3.4.1.2.cv::transpose

矩阵转置。

void transpose(InputArray src, OutputArray dst);
Describe:
	Transposes a matrix.
Parameters:
	src - input array.
	dst - cv2.transpose(src[, dst]) → dst.

3.4.1.3.Example

cv::Mat image = cv::imread("./frame1.jpeg");

//90°
transpose(flipImg, flipImg);
cv::flip(flipImg, flipImg, 1);
//180°
cv::flip(flipImg, flipImg, -1);
//逆向90°//270°
transpose(image, image);
cv::flip(image, image, 0);

3.4.2.图像旋转任意角度

3.4.2.1.cv::copyMakeBorder

在图像周围添加边框。

void copyMakeBorder(InputArray src, OutputArray dst, int top, int bottom, int left, int right, int borderType, const Scalar& value = Scalar());
Describe:
	Forms a border around an image.
Parameters:
	src - Source image.
	dst - Destination image of the same type as src and the size Size(src.cols+left+right, src.rows+top+bottom).
	top 
	bottom -
	left -
	right - Parameter specifying how many pixels in each direction from the source image rectangle to extrapolate. For example, top=1, bottom=1, left=1, right=1 mean that 1 pixel-wide border needs to be built.
	borderType - Border type, one of the BORDER_* , except for BORDER_TRANSPARENT and BORDER_ISOLATED . When borderType==BORDER_CONSTANT , the function always returns -1, regardless of p and len .
	value - Border value if borderType==BORDER_CONSTANT.

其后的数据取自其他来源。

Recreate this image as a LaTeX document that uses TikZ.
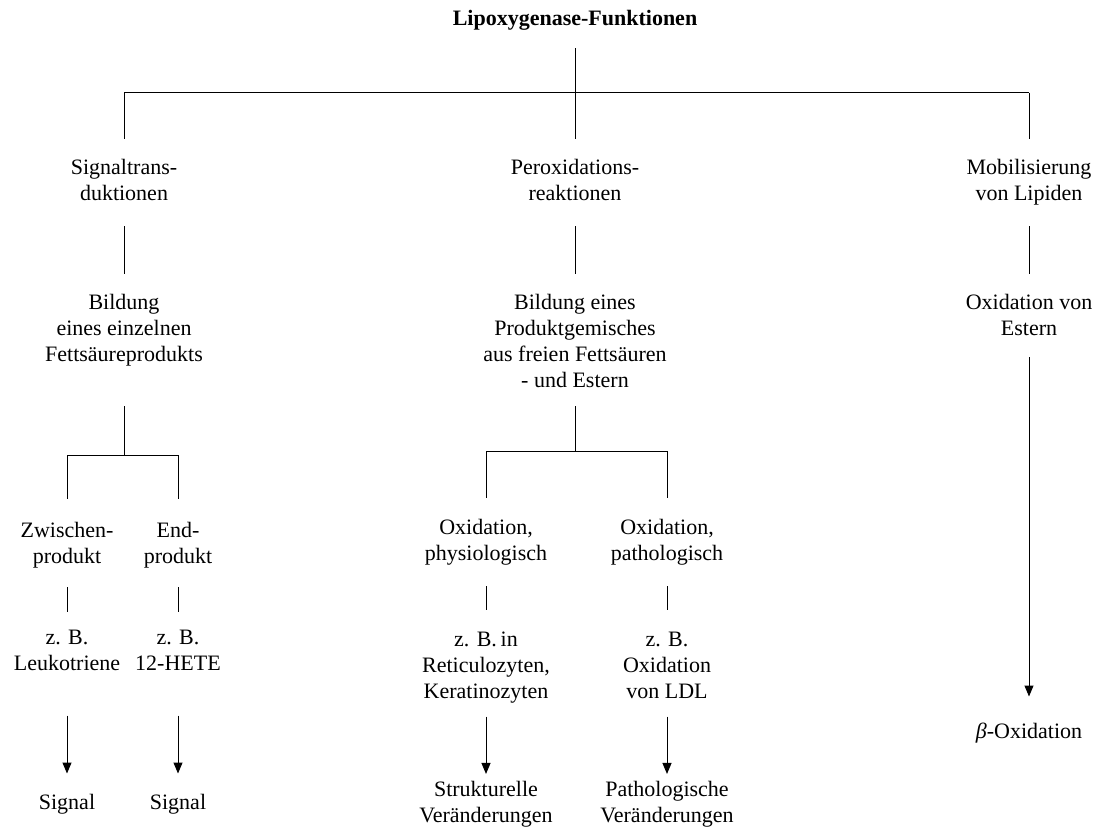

3.4.2.2.cv::getRotationMatrix2D

计算旋转矩阵。

Mat getRotationMatrix2D(Point2f center, double angle, double scale);
Describe:
Transposes a matrix.
Parameters:
	center - Center of the rotation in the source image.
	angle - Rotation angle in degrees. Positive values mean counter-clockwise rotation (the coordinate origin is assumed to be the top-left corner).
	scale - Isotropic scale factor.
	map_matrix - The output affine transformation, 2x3 floating-point matrix.
Returns:
	Mat type, means transformation matrix.

3.4.2.3.cv::warpAffine

对图像进行仿射变换。

void warpAffine(InputArray src, OutputArray dst, InputArray M, Size dsize, int flags = INTER_LINEAR, int borderMode = BORDER_CONSTANT, const Scalar& borderValue = Scalar());
Describe:
	Applies an affine transformation to an image.
Parameters:
	src - input image.
	dst - output image that has the size dsize and the same type as src.
	M - 2 x 3 transformation matrix.
	dsize - The output affine transformation, 2x3 floating-point 
	flags - combination of interpolation methods (see resize()) and the optional flag WARP_INVERSE_MAP that means that M is the inverse transformation (dst->src).
	borderMode - pixel extrapolation method (see borderInterpolate()); when borderMode=BORDER_TRANSPARENT , it means that the pixels in the destination image corresponding to the “outliers” in the source image are not modified by the function.
	borderValue - value used in case of a constant border; by default, it is 0.

3.4.2.4Example

void RotateImage(const cv::Mat& inputImg, cv::Mat& outputImg, float angle)
{
    CV_Assert(!inputImg.empty());

    float radian = (float)(angle / 180.0 * CV_PI);
    float sinVal = fabs(sin(radian));
    float cosVal = fabs(cos(radian));

    cv::Size targetSize((int)(inputImg.cols * cosVal + inputImg.rows * sinVal), (int)(inputImg.cols * sinVal + inputImg.rows * cosVal));

    int dx = (int)(inputImg.cols * cosVal + inputImg.rows * sinVal - inputImg.cols) / 2;
    int dy = (int)(inputImg.cols * sinVal + inputImg.rows * cosVal - inputImg.rows) / 2;

    copyMakeBorder(inputImg, outputImg, dy, dy, dx, dx, cv::BORDER_CONSTANT, cv::Scalar(255, 255, 255));

    cv::Point2f center((float)(outputImg.cols / 2), (float)(outputImg.rows / 2));
    cv::Mat affine_matrix = cv::getRotationMatrix2D(center, angle, 1.0);
    warpAffine(outputImg, outputImg, affine_matrix, outputImg.size());
}

3.5.图像裁减

3.5.1.cv::Mat::operator()

提取子矩阵

cv::Mat image = cv::imread("./frame1.jpeg");
cv::Mat cropImage = image(cv::Rect(0, 0, image.cols / 2, image.rows));